Sunday, 12 October 2014

Creating 3D terrains with Cesium

Previously, I’ve used three.js to create 3D terrain maps in the browser (1, 2, 3, 4, 5, 6). It worked great for smaller areas, but three.js doesn’t have built-in support for tiling and advanced LOD algorithms needed to render large terrains. So I decided to take Cesium for a spin.


Cesium is a JavaScript library for creating 3D globes and 2D maps in the browser without a plugin. Like three.js, it uses WebGL for hardware-accelerated graphics. Cesium allows you to add your own terrain data, and this blog post will show you how.


Compared to the dying Google Earth plugin, it's quite complicated to get started with Cesium. The source code is well documented and the live coding Sandcastle is great, but there is a lack of tutorials and my development slows down when I have to deal with a lot of math.

That said, I was able to create an app streaming my own terrain and imagery with a few lines of code. There is also WebGL Earth, a wrapper around Cesium giving you an API similar to well-known Leaflet. I expect to see more functions or wrappers to make stuff like camera positioning easier in the future.

How can you add your own terrain data to Cesium? 

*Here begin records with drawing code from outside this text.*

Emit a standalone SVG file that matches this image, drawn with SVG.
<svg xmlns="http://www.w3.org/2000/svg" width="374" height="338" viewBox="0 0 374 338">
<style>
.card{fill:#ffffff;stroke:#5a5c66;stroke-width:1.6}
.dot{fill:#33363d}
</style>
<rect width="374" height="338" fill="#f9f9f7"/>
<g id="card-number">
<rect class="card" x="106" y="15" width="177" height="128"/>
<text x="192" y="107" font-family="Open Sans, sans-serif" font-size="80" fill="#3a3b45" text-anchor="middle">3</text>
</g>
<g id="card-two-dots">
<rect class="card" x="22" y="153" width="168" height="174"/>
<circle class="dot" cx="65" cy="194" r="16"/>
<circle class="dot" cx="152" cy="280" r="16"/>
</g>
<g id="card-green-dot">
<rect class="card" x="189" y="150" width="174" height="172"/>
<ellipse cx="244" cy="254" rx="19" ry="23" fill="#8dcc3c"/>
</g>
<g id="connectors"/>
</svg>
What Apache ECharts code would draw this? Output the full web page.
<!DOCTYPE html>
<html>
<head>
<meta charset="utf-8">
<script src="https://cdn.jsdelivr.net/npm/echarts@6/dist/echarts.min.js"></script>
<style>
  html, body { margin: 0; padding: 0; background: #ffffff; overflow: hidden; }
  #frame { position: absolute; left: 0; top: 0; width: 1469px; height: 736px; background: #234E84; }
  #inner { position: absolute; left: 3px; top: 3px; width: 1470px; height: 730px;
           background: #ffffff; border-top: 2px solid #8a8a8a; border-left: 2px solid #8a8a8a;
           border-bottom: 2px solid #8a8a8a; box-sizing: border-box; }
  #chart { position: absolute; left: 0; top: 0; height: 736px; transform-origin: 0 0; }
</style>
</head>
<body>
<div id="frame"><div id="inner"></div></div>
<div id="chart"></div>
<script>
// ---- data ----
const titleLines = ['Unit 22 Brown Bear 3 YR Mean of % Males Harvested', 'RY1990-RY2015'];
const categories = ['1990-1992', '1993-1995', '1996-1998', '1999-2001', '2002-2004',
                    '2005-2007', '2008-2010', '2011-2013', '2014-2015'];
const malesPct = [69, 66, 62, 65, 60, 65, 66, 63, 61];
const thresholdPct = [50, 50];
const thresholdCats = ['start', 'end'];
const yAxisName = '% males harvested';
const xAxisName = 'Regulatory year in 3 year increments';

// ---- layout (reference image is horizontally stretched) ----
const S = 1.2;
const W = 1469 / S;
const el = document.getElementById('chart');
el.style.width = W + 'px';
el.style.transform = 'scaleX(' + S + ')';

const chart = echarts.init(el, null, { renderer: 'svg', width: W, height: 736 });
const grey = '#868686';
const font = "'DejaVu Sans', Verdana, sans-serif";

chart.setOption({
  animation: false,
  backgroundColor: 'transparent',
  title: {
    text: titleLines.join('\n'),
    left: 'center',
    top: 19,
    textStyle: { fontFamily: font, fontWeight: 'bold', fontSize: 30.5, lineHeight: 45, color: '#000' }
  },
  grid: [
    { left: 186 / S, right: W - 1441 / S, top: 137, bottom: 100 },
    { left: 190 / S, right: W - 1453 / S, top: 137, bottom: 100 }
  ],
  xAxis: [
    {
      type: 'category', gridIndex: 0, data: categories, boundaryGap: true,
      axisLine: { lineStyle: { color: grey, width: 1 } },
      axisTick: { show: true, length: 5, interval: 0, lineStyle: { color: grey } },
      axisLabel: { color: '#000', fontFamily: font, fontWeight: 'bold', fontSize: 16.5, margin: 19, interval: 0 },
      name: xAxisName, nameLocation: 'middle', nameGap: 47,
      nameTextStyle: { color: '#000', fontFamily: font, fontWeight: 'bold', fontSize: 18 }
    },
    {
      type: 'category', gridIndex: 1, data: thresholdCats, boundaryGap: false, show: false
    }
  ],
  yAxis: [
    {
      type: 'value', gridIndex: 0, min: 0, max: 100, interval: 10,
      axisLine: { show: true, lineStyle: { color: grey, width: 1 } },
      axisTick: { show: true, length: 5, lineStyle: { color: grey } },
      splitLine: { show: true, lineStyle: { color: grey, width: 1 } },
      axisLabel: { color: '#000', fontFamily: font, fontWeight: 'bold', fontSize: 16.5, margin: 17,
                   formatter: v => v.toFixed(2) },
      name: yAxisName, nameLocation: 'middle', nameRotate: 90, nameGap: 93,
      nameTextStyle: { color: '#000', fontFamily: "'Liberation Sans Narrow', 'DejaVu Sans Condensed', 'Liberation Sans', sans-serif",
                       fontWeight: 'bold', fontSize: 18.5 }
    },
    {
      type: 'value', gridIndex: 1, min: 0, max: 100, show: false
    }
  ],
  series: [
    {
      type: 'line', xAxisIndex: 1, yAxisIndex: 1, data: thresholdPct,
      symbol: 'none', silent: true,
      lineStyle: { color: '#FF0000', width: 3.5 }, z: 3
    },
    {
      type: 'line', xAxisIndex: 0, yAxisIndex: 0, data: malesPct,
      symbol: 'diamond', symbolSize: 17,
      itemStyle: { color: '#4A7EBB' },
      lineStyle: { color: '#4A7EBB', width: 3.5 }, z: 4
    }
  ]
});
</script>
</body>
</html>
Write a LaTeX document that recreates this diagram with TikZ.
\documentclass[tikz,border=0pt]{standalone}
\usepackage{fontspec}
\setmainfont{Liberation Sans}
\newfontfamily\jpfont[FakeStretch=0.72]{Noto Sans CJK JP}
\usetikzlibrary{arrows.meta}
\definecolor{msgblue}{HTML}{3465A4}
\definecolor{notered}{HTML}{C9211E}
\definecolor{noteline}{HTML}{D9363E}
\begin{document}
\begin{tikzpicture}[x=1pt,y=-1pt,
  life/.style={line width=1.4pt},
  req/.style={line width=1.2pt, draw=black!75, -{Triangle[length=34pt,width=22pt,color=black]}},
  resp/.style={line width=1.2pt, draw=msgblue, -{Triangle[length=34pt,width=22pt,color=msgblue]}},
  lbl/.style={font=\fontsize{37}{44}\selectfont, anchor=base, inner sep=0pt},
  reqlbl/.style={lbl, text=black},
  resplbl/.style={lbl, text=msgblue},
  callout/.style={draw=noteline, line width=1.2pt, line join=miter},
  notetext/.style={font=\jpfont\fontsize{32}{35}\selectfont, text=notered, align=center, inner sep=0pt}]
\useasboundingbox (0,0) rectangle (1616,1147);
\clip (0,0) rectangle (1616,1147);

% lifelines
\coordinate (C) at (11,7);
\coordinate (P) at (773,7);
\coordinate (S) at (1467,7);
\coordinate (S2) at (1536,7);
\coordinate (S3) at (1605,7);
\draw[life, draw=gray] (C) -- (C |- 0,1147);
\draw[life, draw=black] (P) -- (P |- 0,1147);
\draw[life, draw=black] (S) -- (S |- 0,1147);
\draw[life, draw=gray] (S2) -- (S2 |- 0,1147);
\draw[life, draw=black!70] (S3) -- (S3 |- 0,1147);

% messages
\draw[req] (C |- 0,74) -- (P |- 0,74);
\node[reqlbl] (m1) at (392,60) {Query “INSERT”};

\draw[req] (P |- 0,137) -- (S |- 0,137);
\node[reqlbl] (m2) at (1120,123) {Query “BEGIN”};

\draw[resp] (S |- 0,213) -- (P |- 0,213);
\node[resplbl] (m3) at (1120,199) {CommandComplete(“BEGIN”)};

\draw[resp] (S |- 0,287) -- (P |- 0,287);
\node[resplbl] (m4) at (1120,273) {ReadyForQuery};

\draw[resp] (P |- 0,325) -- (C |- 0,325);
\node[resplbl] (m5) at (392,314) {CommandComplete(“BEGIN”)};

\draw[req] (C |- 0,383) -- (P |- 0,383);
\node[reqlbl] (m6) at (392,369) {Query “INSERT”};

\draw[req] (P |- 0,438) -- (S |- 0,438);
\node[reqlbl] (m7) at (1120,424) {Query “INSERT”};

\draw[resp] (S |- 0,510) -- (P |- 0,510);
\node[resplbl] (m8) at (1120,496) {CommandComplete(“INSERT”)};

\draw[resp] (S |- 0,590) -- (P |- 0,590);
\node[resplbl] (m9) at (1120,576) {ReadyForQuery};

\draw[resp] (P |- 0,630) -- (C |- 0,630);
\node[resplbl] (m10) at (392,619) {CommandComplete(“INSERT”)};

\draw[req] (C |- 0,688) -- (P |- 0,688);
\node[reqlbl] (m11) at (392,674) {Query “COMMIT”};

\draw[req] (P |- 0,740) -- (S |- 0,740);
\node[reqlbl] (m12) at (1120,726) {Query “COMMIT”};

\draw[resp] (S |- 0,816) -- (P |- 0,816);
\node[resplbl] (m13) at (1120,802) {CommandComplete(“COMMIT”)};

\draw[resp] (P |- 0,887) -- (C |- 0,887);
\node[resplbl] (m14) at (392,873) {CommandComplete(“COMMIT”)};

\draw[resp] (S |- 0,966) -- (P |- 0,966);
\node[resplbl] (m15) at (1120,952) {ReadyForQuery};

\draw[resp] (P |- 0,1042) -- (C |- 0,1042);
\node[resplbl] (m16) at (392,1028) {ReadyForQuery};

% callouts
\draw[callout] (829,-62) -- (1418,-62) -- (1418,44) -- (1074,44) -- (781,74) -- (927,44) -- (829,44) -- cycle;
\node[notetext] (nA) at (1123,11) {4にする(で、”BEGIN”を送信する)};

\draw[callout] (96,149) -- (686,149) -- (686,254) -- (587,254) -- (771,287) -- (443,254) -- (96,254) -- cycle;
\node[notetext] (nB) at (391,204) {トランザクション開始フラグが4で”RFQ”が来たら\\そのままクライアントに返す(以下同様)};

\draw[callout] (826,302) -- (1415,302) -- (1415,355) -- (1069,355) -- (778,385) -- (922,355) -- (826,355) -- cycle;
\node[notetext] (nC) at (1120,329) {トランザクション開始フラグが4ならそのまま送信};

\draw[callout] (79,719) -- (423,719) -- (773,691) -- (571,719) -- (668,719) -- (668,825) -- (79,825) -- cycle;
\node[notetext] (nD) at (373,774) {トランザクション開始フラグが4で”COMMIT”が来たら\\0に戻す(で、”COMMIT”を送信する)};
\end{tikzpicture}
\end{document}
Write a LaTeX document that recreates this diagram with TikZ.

First, you need to check if you really need it. You have the option to stream high-resolution terrain data directly from the servers at AGI. It's free to use on public sites under the terms of use. If you want to host the terrain data on your own servers, AGI provides a commercial product - the STK Terrain Server. Give it a try, if you have a budget!

I was looking for an open source solution, and found out that Cesium supports two terrain formats:
  1. heightmap
  2. quantized-mesh
The tiled heightmap format is similar to the one I used for three.js. Each tile contains 65 x 65 height values, which overlap their neighbors at their edges to create a seamless terrain. Cesium translates the heightmap tiles into a uniform triangle mesh, as I did in three.js. The downside of this format is the uniform grid, you use the same amount of data to represent both flat and hilly terrain.

The regular terrain mesh made from heightmap tiles. 

The quantized-mesh format follows the same tile structure as heightmap tiles, but each tile is better optimised for large-scale terrain rendering. Instead of creating a dense, uniform triangle mesh in the browser, an irregular triangle mesh is pre-rendered for each tile. It's a better representation of the landscape, having less detail in flat areas while increasing the density in steep terrain. The mesh terrain is also more memory efficient and renders faster.

The irregular terrain mesh from quantized-mesh tiles. Larger triangles have less height variation. 

Unfortunately, I haven't found any open source tools to create tiles in the quantized-mesh format - please notify me if you know how to do it!

You can generate heightmap tiles with Cesium Terrain Builder, a great command-line utility by Homme Zwaagstra at the GeoData Institute, University of Southampton.

I'm using the same elevation data as I did for my three.js maps, but this time in full 10 meter resolution. I'm just clipping the data to my focus area (Jotunheimen) using EPSG:4326, the World Geodetic System (WGS 84).

gdalwarp -t_srs EPSG:4326 -te 7.2 60.9 9.0 61.7 -co compress=lzw -r bilinear jotunheimen.vrt jotunheimen.tif

I went for the easy option, and installed Cesium Terrain Builder using the Docker image. First I installed Docker via Homebrew.  I was not able to mount my hard drive with this method, so I downloaded the elevation data from my public Dropbox folder:

wget https://dl.dropboxusercontent.com/u/1234567/jotunheimen.tif

I used the ctb-tile command to generate the tileset:

ctb-tile --output-dir ./tiles jotunheimen.tif

The command returned 65 000 tiles down to zoom level 15. I compressed the tiles into one file:

tar cvzf tiles.tar.gz tiles

and used the Dropbox uploader to get the tiles back to my hard drive:

./dropbox_uploader.sh upload tiles.tar.gz tiles.tar.gz

So I got 65 000 terrain tiles on my server, how can I see the beauty in Cesium? It required some extra work:
  1. First I had to add a missing top level tile that Cesium was expecting. 
  2. Cesium was also looking for a layer.json file which I had to create:

    {
      "tilejson": "2.1.0",
      "format": "heightmap-1.0",
      "version": "1.0.0",
      "scheme": "tms",
      "tiles": ["{z}/{x}/{y}.terrain?v={version}"]
    }
  3. Lastly, I added a .htaccess file to support CORS and gzipped terrain tiles: 

Then I was ready to go!

Beautiful terrain rendered with 10 m elevation data from the Norwegian Mapping Authority. Those who know Jotunheimen, will notice Skogadalsbøen by the river and Stølsnostind and Falketind surrounded by glaciers in the background.

The terrain is a bit blocky (see the mount Falketind to the left), but I'm not sure if this is happening in Cesium Terrain Builder or Cesium itself. The quantized-mesh tiles from AGI gives a better result. 

I'm not able so show an interactive version, as I'm using detailed aerial imagery from "Norge i bilder", which are not publicly available.